2019 Western Athletic Conference softball tournament
- Teams: 6
- Format: Double-elimination
- Finals site: GCU Softball Stadium; Phoenix, AZ;
- Television: ESPN+

= 2019 Western Athletic Conference softball tournament =

The 2019 Western Athletic Conference softball tournament was held at GCU Softball Stadium on the campus of Grand Canyon University in Phoenix, Arizona, from May 8 through May 11, 2019. All six eligible softball teams competed as part of the tournament.
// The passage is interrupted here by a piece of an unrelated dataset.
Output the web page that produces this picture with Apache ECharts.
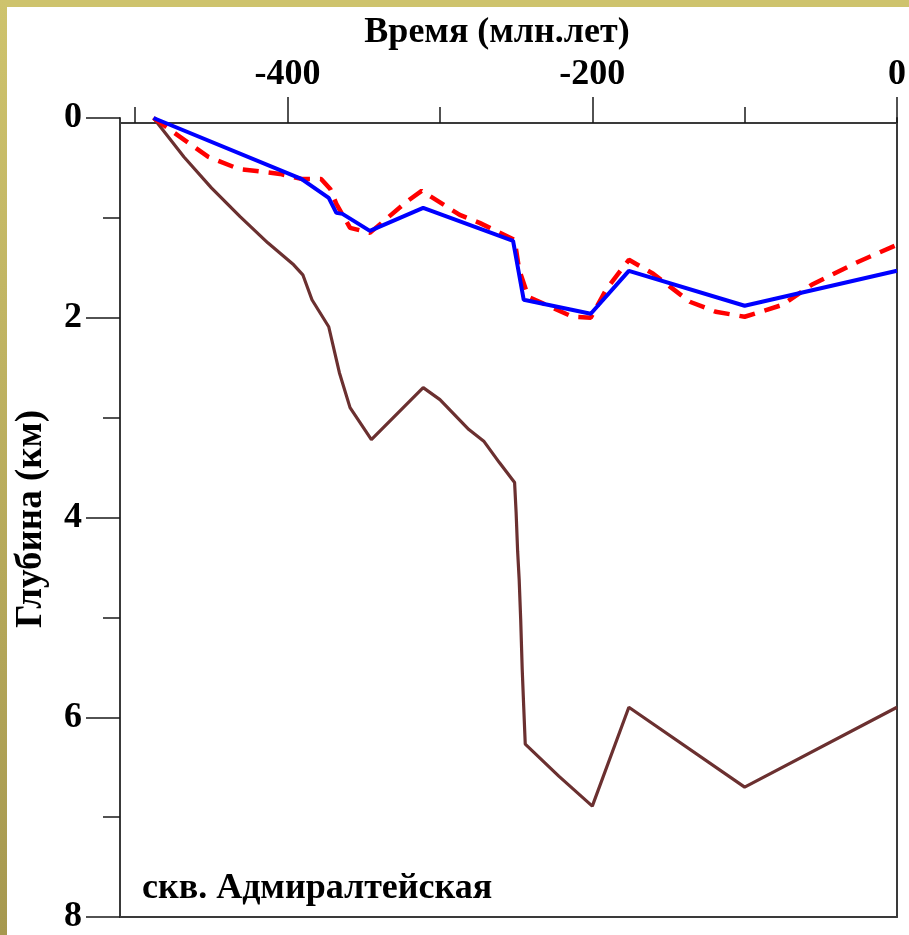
<!DOCTYPE html>
<html>
<head>
<meta charset="utf-8">
<script src="https://cdn.jsdelivr.net/npm/echarts@6/dist/echarts.min.js"></script>
<style>
html,body{margin:0;padding:0;background:#fff;}
#chart{width:909px;height:935px;}
</style>
</head>
<body>
<div id="chart"></div>
<script>
// ---- data (time in Ma, depth in km) ----
var xMajorTicks = [-400, -200, 0];
var xMinorTicks = [-500, -300, -100];
var yMajorTicks = [0, 2, 4, 6, 8];
var yMinorTicks = [1, 3, 5, 7];

var blueSeries = [
  [-488, 0], [-391, 0.61], [-373, 0.80], [-368, 0.95], [-364, 0.96], [-346, 1.13],
  [-311, 0.90], [-252, 1.23], [-245, 1.82], [-201, 1.96], [-176, 1.53], [-100, 1.88], [0, 1.53]
];
var redSeries = [
  [-488, 0], [-452, 0.39], [-432, 0.51], [-405, 0.56], [-391, 0.61], [-378, 0.61],
  [-372, 0.71], [-368, 0.86], [-359, 1.10], [-346, 1.15], [-322, 0.84], [-312, 0.73],
  [-287, 0.97], [-274, 1.05], [-251, 1.22], [-248, 1.52], [-242, 1.79], [-213, 1.99],
  [-201, 2.00], [-191, 1.72], [-176, 1.42], [-160, 1.56], [-136, 1.84], [-119, 1.94],
  [-100, 1.99], [-75, 1.87], [-56, 1.67], [-27, 1.45], [0, 1.27]
];
var brownSeries = [
  [-488, 0], [-468, 0.39], [-450, 0.70], [-431, 0.99], [-413, 1.25], [-396, 1.47],
  [-390, 1.57], [-384, 1.82], [-373, 2.09], [-366, 2.55], [-359, 2.90], [-345, 3.22],
  [-311, 2.70], [-300, 2.82], [-281, 3.12], [-271, 3.24], [-261, 3.45], [-251, 3.65],
  [-250, 3.95], [-249, 4.34], [-248, 4.62], [-247, 5.02], [-246, 5.52], [-245, 5.90],
  [-244, 6.27], [-222, 6.59], [-200, 6.89], [-176, 5.90], [-100, 6.70], [0, 5.90]
];
var xTitle = 'Время (млн.лет)';
var yTitle = 'Глубина (км)';
var wellLabel = 'скв. Адмиралтейская';

var FONT = "'Liberation Serif', 'Times New Roman', serif";
var chart = echarts.init(document.getElementById('chart'), null, {renderer: 'canvas'});

var AXIS_LINE = {show: true, onZero: false, lineStyle: {color: '#3a3a3a', width: 2}};
var NO_LINE = {show: false, onZero: false};
var TICK_STYLE = {color: '#1a1a1a', width: 1.5};
var LABEL_FONT = {fontFamily: FONT, fontWeight: 'bold', fontSize: 36, color: '#000'};

var xRange = {min: -510, max: 0};
var option = {
  backgroundColor: '#ffffff',
  animation: false,
  grid: {left: 120, right: 10.7, top: 118, bottom: 18, containLabel: false},
  xAxis: [
    {
      type: 'value', position: 'top', min: xRange.min, max: xRange.max, offset: -5,
      axisLine: AXIS_LINE,
      axisTick: {show: true, customValues: xMajorTicks, length: 26, lineStyle: TICK_STYLE},
      axisLabel: Object.assign({show: true, customValues: xMajorTicks, margin: 30}, LABEL_FONT),
      splitLine: {show: false}
    },
    {
      type: 'value', position: 'top', min: xRange.min, max: xRange.max, offset: -5,
      axisLine: NO_LINE,
      axisTick: {show: true, customValues: xMinorTicks, length: 16, lineStyle: TICK_STYLE},
      axisLabel: {show: false},
      splitLine: {show: false}
    },
    {
      type: 'value', position: 'bottom', min: xRange.min, max: xRange.max,
      axisLine: AXIS_LINE,
      axisTick: {show: false}, axisLabel: {show: false}, splitLine: {show: false}
    }
  ],
  yAxis: [
    {
      type: 'value', inverse: true, min: 0, max: 8, position: 'left',
      axisLine: AXIS_LINE,
      axisTick: {show: true, customValues: yMajorTicks, length: 34, lineStyle: TICK_STYLE},
      axisLabel: Object.assign({show: true, customValues: yMajorTicks, margin: 38}, LABEL_FONT),
      splitLine: {show: false}
    },
    {
      type: 'value', inverse: true, min: 0, max: 8, position: 'left',
      axisLine: NO_LINE,
      axisTick: {show: true, customValues: yMinorTicks, length: 17, lineStyle: TICK_STYLE},
      axisLabel: {show: false}, splitLine: {show: false}
    },
    {
      type: 'value', inverse: true, min: 0, max: 8, position: 'right',
      axisLine: AXIS_LINE,
      axisTick: {show: false}, axisLabel: {show: false}, splitLine: {show: false}
    }
  ],
  series: [
    {type: 'line', name: 'brown', data: brownSeries, xAxisIndex: 0, yAxisIndex: 0,
      showSymbol: false, lineStyle: {color: '#6b3030', width: 3.2}, z: 2},
    {type: 'line', name: 'red', data: redSeries, xAxisIndex: 0, yAxisIndex: 0,
      showSymbol: false, lineStyle: {color: '#ff0000', width: 4.5, type: [16, 10]}, z: 3},
    {type: 'line', name: 'blue', data: blueSeries, xAxisIndex: 0, yAxisIndex: 0,
      showSymbol: false, lineStyle: {color: '#0000ff', width: 4}, z: 4}
  ],
  graphic: [
    {type: 'rect', left: 0, top: 0, z: 100, shape: {width: 909, height: 7},
      style: {fill: '#cec36d'}},
    {type: 'rect', left: 0, top: 0, z: 100, shape: {width: 7, height: 935},
      style: {fill: new echarts.graphic.LinearGradient(0, 0, 0, 1, [
        {offset: 0, color: '#cec36d'}, {offset: 1, color: '#a6984f'}])}},
    {type: 'text', z: 50, x: 497, y: 33,
      style: {text: xTitle, fill: '#000', font: 'bold 36px ' + FONT, align: 'center', verticalAlign: 'middle'}},
    {type: 'text', z: 50, x: 31, y: 519, rotation: Math.PI / 2,
      style: {text: yTitle, fill: '#000', font: 'bold 37px ' + FONT,
        align: 'center', verticalAlign: 'middle'}},
    {type: 'text', z: 50, x: 142, y: 889,
      style: {text: wellLabel, fill: '#000', font: 'bold 36px ' + FONT,
        align: 'left', verticalAlign: 'middle'}}
  ]
};
chart.setOption(option);
</script>
</body>
</html>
Cal Baptist was ineligible to participate as they were in year one of the four year reclassification process.

==Schedule==

Game: Time*; Matchup^{#}; Television; TV Announcers; Attendance
Wednesday, May 8
1: 2:30 p.m.; #4 Utah Valley vs. #5 Kansas City; ESPN+; Michael Potter & Mary Kay Mauro; 642
2: 6:28 p.m.; #3 Grand Canyon vs. #6 CSU Bakersfield
Thursday, May 9
3: 10:30 a.m.; #1 Seattle vs. #5 Kansas City; ESPN+; Michael Potter & Mary Kay Mauro; 759
4: 1:30 p.m.; #2 New Mexico State vs. #3 Grand Canyon
5: 4:30 p.m.; #5 Kansas City vs. #6 CSU Bakersfield
6: 7:30 p.m.; #3 Grand Canyon vs. #4 Utah Valley
Friday, May 10
7: 1:30 p.m.; #1 Seattle vs. #2 New Mexico State; ESPN+; Michael Potter & Mary Kay Mauro; 678
8: 4:30 p.m.; #3 Grand Canyon vs. #6 CSU Bakersfield
9: 7:30 p.m.; #2 New Mexico State vs. #3 Grand Canyon
Championship – Saturday, May 11
10: 1:30 p.m.; #1 Seattle vs. #2 New Mexico State; ESPN+; Michael Potter & Mary Kay Mauro; 412
11 (If Necessary): 4:00 p.m.; #1 Seattle vs. #2 New Mexico State
*Game times in Mountain Standard Time. # – Rankings denote tournament seed.